Some wise old codger once said, “You can get a lot of facts wrong if you get your story right”. Not the right attitude to have 😊.
֎ A few weeks ago, I was sitting in church on a Sunday morning, listening to the pastor tell us how Christ wanted us to stay in touch with each other. After he finished his sermon, he informed us that the offering plate would be passed twice, once for the church and again for the local food bank. On the first passing of the plates I made a contribution and noticed the fellow sitting in front of me and he shook his head as the usher approached, indicating he wasn’t donating. As the ushers approached with their plates for the second offering for the food bank, I again contributed, and as they neared the fellow in front of me, he opened his wallet and all he had in it was a $1 bill.
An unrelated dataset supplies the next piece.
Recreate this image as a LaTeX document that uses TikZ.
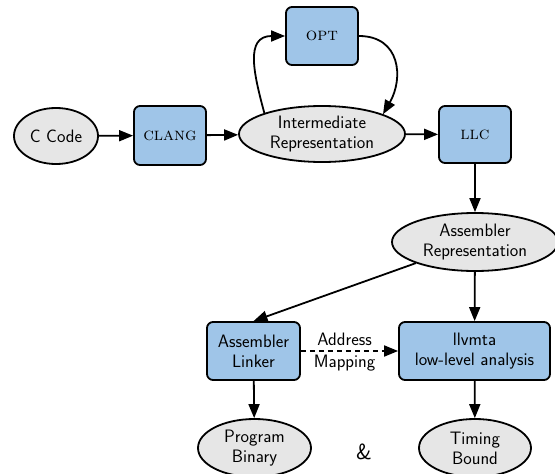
\documentclass[tikz,border=0pt]{standalone}
\usetikzlibrary{shapes.geometric,arrows.meta}
\definecolor{boxblue}{RGB}{159,197,232}
\definecolor{ellgray}{RGB}{230,230,230}
\begin{document}
\begin{tikzpicture}[x=1pt,y=-1pt,
  every node/.style={font=\fontsize{18}{20}\selectfont\sffamily},
  ell/.style={ellipse,draw,line width=1.8pt,fill=ellgray,inner sep=0pt,align=center},
  box/.style={rectangle,rounded corners=6pt,draw,line width=1.8pt,fill=boxblue,inner sep=0pt,align=center},
  tool/.style={box,font=\fontsize{18}{20}\selectfont\rmfamily\scshape},
  conn/.style={line width=1.8pt,-{Triangle[length=14pt,width=11pt]}},
]
\useasboundingbox (0,0) rectangle (555,474);
\node[ell,minimum width=84pt,minimum height=56pt] (ccode) at (56,136) {C Code};
\node[tool,minimum width=72pt,minimum height=59pt] (clang) at (170,135.5) {clang};
\node[ell,minimum width=166pt,minimum height=56pt] (ir) at (322,134) {Intermediate\\Representation};
\node[tool,minimum width=72pt,minimum height=58pt] (opt) at (322,36) {opt};
\node[tool,minimum width=72pt,minimum height=57pt] (llc) at (475,134.5) {llc};
\node[ell,minimum width=166pt,minimum height=58pt] (asmrep) at (475,242) {Assembler\\Representation};
\node[box,minimum width=93pt,minimum height=58pt] (linker) at (253.5,351) {Assembler\\Linker};
\node[box,minimum width=151pt,minimum height=58pt] (llvmta) at (474.5,351) {llvmta\\low-level analysis};
\node[ell,minimum width=113pt,minimum height=58pt] (prog) at (254.5,448) {Program\\Binary};
\node[ell,minimum width=112pt,minimum height=58pt] (timing) at (475,448) {Timing\\Bound};
\node[font=\fontsize{22}{24}\selectfont\sffamily] (amp) at (364,452) {\&};

\draw[conn] (ccode) -- (clang);
\draw[conn] (clang) -- (ir);
\draw[conn] (ir) -- (llc);
\draw[conn] (ir.160) to[out=105,in=180,looseness=1.3] (opt.west);
\draw[conn] (opt.east) to[out=0,in=60,looseness=1.3] (ir.18);
\draw[conn] (llc) -- (asmrep);
\draw[conn] (asmrep) -- (linker.north);
\draw[conn] (asmrep) -- (llvmta);
\draw[conn,dash pattern=on 5pt off 4pt] (linker) -- node[pos=0.45,above,inner sep=4pt] (addr) {Address} node[pos=0.45,below,inner sep=3.5pt] (map) {Mapping} (llvmta);
\draw[conn] (linker) -- (prog);
\draw[conn] (llvmta) -- (timing);
\end{tikzpicture}
\end{document}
Now, I don’t usually carry a lot of money on me, but I always have my credit card and I use it constantly. The fellow had not a single solitary sign of a credit card in his wallet. All he had was that $1. I watched his fingers reach for that $1, pause ever so briefly, then snatched it out quickly and placed it on the plate. I was dumbfounded! I had thought critically of him for not giving and now he had given, not the 10% that I gave, but 100% of what he had in his wallet. I left church that day a little depressed because of my actions. Simone Weil said, “We do not acquire humility. There is humility in us – only we humiliate ourselves”. Yup! I think the old guy is right.